Increasingly, people are asking how soon reform will be enacted. Here’s my answer: Who cares?

Don’t mean to sound flip, but if you’re in the long-term care field, that probably should be your position, as well.

When the president, Congress, the media and others speculate about healthcare reform, they are not really talking about eldercare services. What they mean is change in the way hospitals and doctors perform and are reimbursed. These two players always take most of the oxygen out of the room, because they represent where most of our healthcare dollars are spent.

Yes, there are CLASS Act provisions in a Senate measure that will set aside some per diem funding for eldercare services. But even if these provisions actually are enacted, they are far too little, far too late.  

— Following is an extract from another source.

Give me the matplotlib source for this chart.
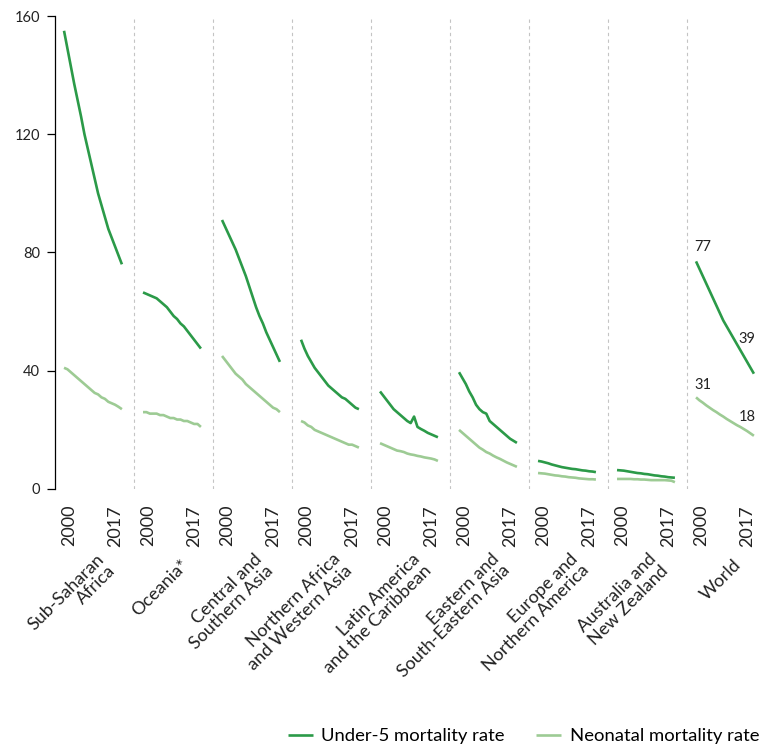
import numpy as np
import matplotlib
matplotlib.use('Agg')
import matplotlib.pyplot as plt

plt.rcParams['font.family'] = ['Lato', 'DejaVu Sans']

# annual values 2000-2017
years = np.arange(2000, 2018)

regions = ['Sub-Saharan\nAfrica', 'Oceania*', 'Central and\nSouthern Asia',
           'Northern Africa\nand Western Asia', 'Latin America\nand the Caribbean',
           'Eastern and\nSouth-Eastern Asia', 'Europe and\nNorthern America',
           'Australia and\nNew Zealand', 'World']

u5_ssa = [155, 149, 143, 137, 131.5, 126, 120, 115, 110, 105, 100, 96, 92, 88, 85, 82, 79, 76]
nmr_ssa = [41, 40.5, 39.5, 38.5, 37.5, 36.5, 35.5, 34.5, 33.5, 32.5, 32, 31, 30.5, 29.5, 29, 28.5, 27.8, 27]

u5_oce = [66.5, 66, 65.5, 65, 64.5, 63.5, 62.5, 61.5, 60, 58.5, 57.5, 56, 55, 53.5, 52, 50.5, 49, 47.5]
nmr_oce = [26, 26, 25.5, 25.5, 25.5, 25, 25, 24.5, 24, 24, 23.5, 23.5, 23, 23, 22.5, 22, 22, 21]

u5_csa = [91, 88.5, 86, 83.5, 81, 78, 75, 72, 68.5, 65, 61.5, 58.5, 56, 53, 50.5, 48, 45.5, 43]
nmr_csa = [45, 43.5, 42, 40.5, 39, 38, 37, 35.5, 34.5, 33.5, 32.5, 31.5, 30.5, 29.5, 28.5, 27.5, 27, 26]

u5_nawa = [50.5, 47.5, 45, 43, 41, 39.5, 38, 36.5, 35, 34, 33, 32, 31, 30.5, 29.5, 28.5, 27.5, 27]
nmr_nawa = [23, 22.5, 21.5, 21, 20, 19.5, 19, 18.5, 18, 17.5, 17, 16.5, 16, 15.5, 15, 15, 14.5, 14]

u5_lac = [33, 31.5, 30, 28.5, 27, 26, 25, 24, 23, 22.3, 24.5, 21, 20.3, 19.7, 19, 18.5, 18, 17.5]
nmr_lac = [15.5, 15, 14.5, 14, 13.5, 13, 12.8, 12.5, 12, 11.7, 11.5, 11.2, 11, 10.7, 10.5, 10.3, 10, 9.5]

u5_esea = [39.5, 37.5, 35.5, 33, 31, 28.5, 27, 26, 25.5, 23, 22, 21, 20, 19, 18, 17, 16.3, 15.6]
nmr_esea = [20, 19, 18, 17, 16, 15, 14, 13.3, 12.5, 12, 11.3, 10.7, 10.2, 9.6, 9, 8.5, 8, 7.5]

u5_ena = [9.5, 9.3, 9, 8.7, 8.3, 8, 7.7, 7.4, 7.2, 7, 6.8, 6.7, 6.5, 6.3, 6.2, 6, 5.9, 5.7]
nmr_ena = [5.4, 5.3, 5.2, 5, 4.8, 4.6, 4.5, 4.3, 4.2, 4, 3.9, 3.8, 3.6, 3.5, 3.4, 3.3, 3.3, 3.2]

u5_anz = [6.4, 6.3, 6.2, 6, 5.8, 5.6, 5.4, 5.3, 5.1, 5, 4.8, 4.6, 4.5, 4.3, 4.2, 4.0, 3.9, 3.8]
nmr_anz = [3.4, 3.4, 3.4, 3.4, 3.4, 3.3, 3.3, 3.2, 3.2, 3.1, 3.0, 3.0, 3.0, 3.0, 3.0, 2.9, 2.8, 2.3]

u5_world = [77, 74.5, 72, 69.5, 67, 64.5, 62, 59.5, 57, 55, 53, 51, 49, 47, 45, 43, 41, 39]
nmr_world = [31, 30, 29.2, 28.3, 27.5, 26.7, 26, 25.2, 24.5, 23.7, 23, 22.3, 21.6, 21, 20.3, 19.6, 18.8, 18]

u5_all = [u5_ssa, u5_oce, u5_csa, u5_nawa, u5_lac, u5_esea, u5_ena, u5_anz, u5_world]
nmr_all = [nmr_ssa, nmr_oce, nmr_csa, nmr_nawa, nmr_lac, nmr_esea, nmr_ena, nmr_anz, nmr_world]

c_u5 = '#2b9a48'
c_nmr = '#9dcb94'

W = 23.2      # panel width in years
off = 2.65    # gap before 2000 inside a panel

fig = plt.figure(figsize=(7.72, 7.46), dpi=100)
ax = fig.add_axes([55/772, 257/746, 711/772, 473/746])

xt = []
xtl = []
for i in range(len(regions)):
    x = i*W + off + (years - 2000)
    l1, = ax.plot(x, u5_all[i], color=c_u5, lw=1.9, solid_capstyle='butt')
    l2, = ax.plot(x, nmr_all[i], color=c_nmr, lw=1.9, solid_capstyle='butt')
    if i > 0:
        ax.axvline(i*W, color='#c4c4c4', lw=0.8, ls=(0, (3, 3)))
    xt += [i*W + off + 1.5, i*W + off + 15.1]
    xtl += ['2000', '2017']
    ax.text(i*W + W/2 + 3.6, -0.155, regions[i], transform=ax.get_xaxis_transform(),
            rotation=45, rotation_mode='anchor', ha='right', va='center',
            multialignment='right', fontsize=13, color='#222222', linespacing=1.0)

# end labels for World
xw = 8*W + off
ax.annotate('77', (xw, u5_world[0]), xytext=(-1, 5), textcoords='offset points',
            ha='left', va='bottom', fontsize=10.5, color='#222222')
ax.annotate('39', (xw + 17, u5_world[-1]), xytext=(1, 20), textcoords='offset points',
            ha='right', va='bottom', fontsize=10.5, color='#222222')
ax.annotate('31', (xw, nmr_world[0]), xytext=(-1, 3.5), textcoords='offset points',
            ha='left', va='bottom', fontsize=10.5, color='#222222')
ax.annotate('18', (xw + 17, nmr_world[-1]), xytext=(1, 8.5), textcoords='offset points',
            ha='right', va='bottom', fontsize=10.5, color='#222222')

ax.set_xlim(0, 9*W)
ax.set_ylim(0, 160)
ax.set_yticks([0, 40, 80, 120, 160])
ax.set_xticks(xt)
ax.set_xticklabels(xtl, rotation=90, fontsize=13, color='#222222')
ax.tick_params(axis='x', length=0, pad=11.5)
ax.tick_params(axis='y', length=5.8, width=0.9, pad=5, labelsize=10.5, labelcolor='#222222')
for s in ['top', 'right', 'bottom']:
    ax.spines[s].set_visible(False)
ax.spines['left'].set_linewidth(0.9)

fig.legend([l1, l2], ['Under-5 mortality rate', 'Neonatal mortality rate'],
           loc='center right', bbox_to_anchor=(759/772, 10/746), ncol=2,
           frameon=False, fontsize=13.3, handlelength=1.35, handletextpad=0.45,
           columnspacing=1.7, borderpad=0, borderaxespad=0)

fig.savefig('out.png', dpi=100)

So if healthcare reform is not really about revamping long-term care, does that mean that providers should ignore what is happening in Washington? Absolutely not.

But, if you really want to view developments that are likely to reshape long-term care, my advice is spend less time watching C-SPAN, and more time reading the Federal Register. The daily digest of new rules, regulations and payment suggestions is likely to be a far more effective tool for divining the road ahead.

It also wouldn’t hurt to remember Deep Throat’s famous advice to Bob Woodward and Carl Bernstein in “All the President’s Men”: Follow the money.

And what’s happening with the money these days? Well, the dirty little secret is that Medicare is putting a lot of it into long-term care operators’ pockets. So much so that some alert federal bean counters are suggesting that patient upcoding is taking place, and it’s time to turn down the spigot, especially for higher-end rehab services.

It’s fashionable to predict that the future will be much different. But I’m betting it will look a lot like the past. There’s been a decades-long contest between operators and regulators about rules and payments. That game seems destined to continue in the coming years, regardless.